Unanimement salué, le défunt
magistrat avait, au cours de sa carrière engagée, « contribué à édifier
et à faire connaître » le droit des saisies et confiscations pénales,
dont il était un éminent spécialiste.
« Une bien triste
journée. » Mardi 12 novembre, le tribunal de commerce de Paris a
annoncé le décès « brutal » de Stephen Almaseanu, substitut
général, depuis 2023, au parquet général de la cour d’appel de Paris, au sein
du département des affaires économiques et financières. Sur LinkedIn, les
hommages à un « immense procureur » se multiplient, parmi ses
pairs mais aussi parmi les avocats : « [Je suis] fier d’avoir plaidé
face à lui ; il avait cette intelligence du dossier, de l’audience et un grand
respect pour la défense. »
Le magistrat à la voix de
stentor avait précédemment œuvré pendant près de sept ans à la section F2 du
parquet de Paris, comme chef du pôle commercial, installé au tribunal de
commerce de Paris. « Ce féru de Sherlock Holmes nous a donné la
meilleure image possible d'un parquet respecté mais à l'écoute des
justiciables, de leurs difficultés, de leurs souffrances parfois.

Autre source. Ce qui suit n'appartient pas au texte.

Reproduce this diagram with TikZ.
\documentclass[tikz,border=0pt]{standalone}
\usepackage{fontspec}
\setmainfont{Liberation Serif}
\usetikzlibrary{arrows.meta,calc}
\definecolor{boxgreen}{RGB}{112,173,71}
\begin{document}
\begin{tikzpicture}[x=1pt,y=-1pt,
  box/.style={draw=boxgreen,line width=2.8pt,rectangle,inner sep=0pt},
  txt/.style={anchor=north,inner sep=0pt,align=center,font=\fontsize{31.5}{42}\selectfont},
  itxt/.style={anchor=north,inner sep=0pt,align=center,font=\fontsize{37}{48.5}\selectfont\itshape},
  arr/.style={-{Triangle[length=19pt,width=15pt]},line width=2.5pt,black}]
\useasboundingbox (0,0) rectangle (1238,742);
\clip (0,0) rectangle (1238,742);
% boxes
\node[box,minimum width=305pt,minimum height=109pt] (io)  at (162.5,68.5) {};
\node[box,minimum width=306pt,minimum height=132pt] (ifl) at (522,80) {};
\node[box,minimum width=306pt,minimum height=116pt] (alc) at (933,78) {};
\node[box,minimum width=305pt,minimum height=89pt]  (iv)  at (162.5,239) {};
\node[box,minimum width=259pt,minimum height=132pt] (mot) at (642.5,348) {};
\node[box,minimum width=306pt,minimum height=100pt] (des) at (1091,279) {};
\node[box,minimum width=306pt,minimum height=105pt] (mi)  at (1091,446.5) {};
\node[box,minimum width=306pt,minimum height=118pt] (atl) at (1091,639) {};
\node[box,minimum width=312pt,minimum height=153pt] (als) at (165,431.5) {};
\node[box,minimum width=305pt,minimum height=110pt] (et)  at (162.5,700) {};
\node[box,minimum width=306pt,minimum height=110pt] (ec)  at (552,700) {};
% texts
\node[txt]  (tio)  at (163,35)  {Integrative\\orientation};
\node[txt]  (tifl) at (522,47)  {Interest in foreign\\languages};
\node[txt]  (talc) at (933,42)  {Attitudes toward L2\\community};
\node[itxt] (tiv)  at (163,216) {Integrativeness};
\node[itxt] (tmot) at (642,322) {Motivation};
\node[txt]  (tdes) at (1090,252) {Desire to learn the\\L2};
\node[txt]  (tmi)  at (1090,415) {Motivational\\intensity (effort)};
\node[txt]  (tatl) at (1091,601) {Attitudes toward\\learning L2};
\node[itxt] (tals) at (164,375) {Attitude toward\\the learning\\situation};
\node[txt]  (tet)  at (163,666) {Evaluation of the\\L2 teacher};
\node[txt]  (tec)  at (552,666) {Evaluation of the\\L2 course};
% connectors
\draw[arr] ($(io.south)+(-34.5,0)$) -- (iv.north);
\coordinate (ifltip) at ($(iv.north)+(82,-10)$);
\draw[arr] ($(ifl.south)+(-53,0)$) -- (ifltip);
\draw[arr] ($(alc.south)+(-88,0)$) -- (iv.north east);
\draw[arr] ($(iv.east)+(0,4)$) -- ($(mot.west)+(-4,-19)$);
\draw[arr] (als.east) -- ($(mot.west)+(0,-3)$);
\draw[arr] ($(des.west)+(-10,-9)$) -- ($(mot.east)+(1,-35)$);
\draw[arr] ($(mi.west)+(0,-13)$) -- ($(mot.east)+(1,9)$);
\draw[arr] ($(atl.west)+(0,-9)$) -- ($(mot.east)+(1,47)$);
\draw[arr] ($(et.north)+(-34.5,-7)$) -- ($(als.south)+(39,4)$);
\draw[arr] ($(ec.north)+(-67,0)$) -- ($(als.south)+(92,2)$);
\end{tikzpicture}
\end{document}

Cet homme
jovial, ce puits de culture, ce juge qui était resté fidèle au poste pendant le
Covid, était de tous les colloques, de toutes nos manifestations, toujours
désireux d'œuvrer à une meilleure justice », témoigne le TC.
La lutte contre la
criminalité organisée chevillée au corps
Magistrat au Bureau de lutte
contre la criminalité organisée, le blanchiment et le terrorisme à la direction
des affaires criminelles et des grâces (DACG) entre 2007 et 2011, Stephen
Almaseanu avait, entre autres faits d’armes, contribué à la création de
l’Agence de gestion et de recouvrement des avoirs saisis et confisqués
(AGRASC), dont il était devenu chef du pôle juridique de 2011 à 2017.
Hervé Brabant, ancien
secrétaire général de l’Agence, actuellement directeur départemental des finances
publiques de la Manche, dépeint un homme « totalement investi dans
cette mission qu’il portait avec quelques autres magistrats et enquêteurs tout
aussi passionnés que lui » et un « juriste de très haut
niveau, disponible et investi » qui « faisait partie de ceux
qui ont immanquablement marqué l’approche de la lutte contre la criminalité en
tapant là où cela fait mal : au portefeuille ».
Un spécialiste du droit des
saisies et des confiscations
Spécialisé notamment dans le
droit des entreprises en difficulté et le droit des sociétés, Stephen Almaseanu
était également spécialiste – « l’un des plus grands », selon
Lionel Ascensi, premier vice-président au tribunal judiciaire d'Angers - du
droit des saisies et confiscations pénales, « qu'il avait contribué à
édifier et à faire connaître ». Benjamin Alla, procureur de la
République près le tribunal judiciaire de Saintes, salue lui aussi sur les
réseaux sociaux « un modèle et un ponte » en la matière.
Le magistrat partageait
d’ailleurs fréquemment son analyse pointue au gré de ses contributions à la
littérature juridique. Dernièrement, il avait ainsi commenté la loi du 24 juin
2024 améliorant l’efficacité des dispositifs de saisie et de confiscation des
avoirs criminels, qu’il qualifiait de « nouvelle impulsion »
dans les colonnes de la Gazette du Palais. Plus récemment encore, c’est
une note au JCP signée de son nom qui était parue sous l'arrêt de la
chambre criminelle du 4 septembre 2024 concernant l'appréciation des notions de
libre disposition et de bonne foi du tiers dans les saisies et confiscations
pénales.
« Il a su transmettre le
goût et l’amour du droit »
C’est aussi la pédagogie dont
il faisait preuve que l’on retiendra de celui qui était par ailleurs enseignant
en droit privé et droit communautaire depuis de nombreuses années. « Sa
manière de nous faire analyser les arrêts de la Cour de cassation et des cours
d’appel accompagnée de son expérience en tant que magistrat me servent encore
aujourd’hui dans mon exercice professionnel » confie un de ses anciens
étudiants aujourd’hui expert-comptable.
Au-delà, « il a su
transmettre à des générations d’étudiants de prépa, Sciences Po et HEC le goût
et l’amour du droit. Par ses cours dynamiques et ses dissertations structurées,
il nous a enseigné la rigueur du raisonnement, l’art de la nuance et
l’importance de la précision rédactionnelle », relate pour sa part un avocat.
Unanimement reconnu et
apprécié, indubitablement, Stephen Almaseanu l’était. Gageons que le fervent
collectionneur d’objets à l’effigie des personnages de Sir Conan Doyle n’aurait
pas manqué non plus d’impressionner un certain professeur Moriarty.